The Corner

Film & TV

Trigger Warning with Killer Mike

If I’m being honest, I’ve never been able to get into Run the Jewels, the raunchy rap duo featuring Killer Mike. But Mr. Mike is a fascinating guy: intensely pro-gun, and also a Bernie Sanders supporter. So when I pulled up Netflix this morning for my too-brief daily treadmill walk and saw he had a new show, I decided to take a break from Friends from College.
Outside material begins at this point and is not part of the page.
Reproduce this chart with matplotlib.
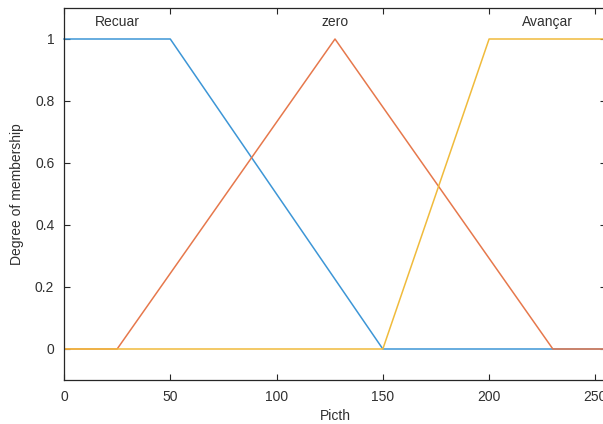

I didn’t regret it. In the first episode he decides to “live black” for three days, patronizing only black-owned businesses and limiting himself to products made by black-owned companies up the supply chain. The idea is that, under segregation, blacks were forced to do business only with each other, which built up entire networks of black-owned companies; the end of segregation was obviously a positive development but had the negative consequence of dealing a blow to black entrepreneurship. Other minority groups have been more successful at creating businesses, patronizing them heavily, and thereby “keeping their dollars in the community.”

He profiles numerous businesspeople in his state of Georgia working to make “living black” a real possibility, but he also suffers “white-economy withdrawal,” struggling to find even the basics of food, transportation, and shelter. There are less wholesome aspects too: He can’t smoke weed because he can’t find any grown by black people; he visits a black-owned strip club but has to regretfully turn away an Asian dancer. (“No racism, but . . .”)

The free-market crowd would insist that trade between whites and blacks, like trade among countries, is almost by definition a good thing for everyone involved. Indeed, in a somewhat ironic twist, Killer Mike ends the show urging white “allies” to shop at black businesses as well. But the episode is thought-provoking and entertaining, and I plan to watch the rest of the show.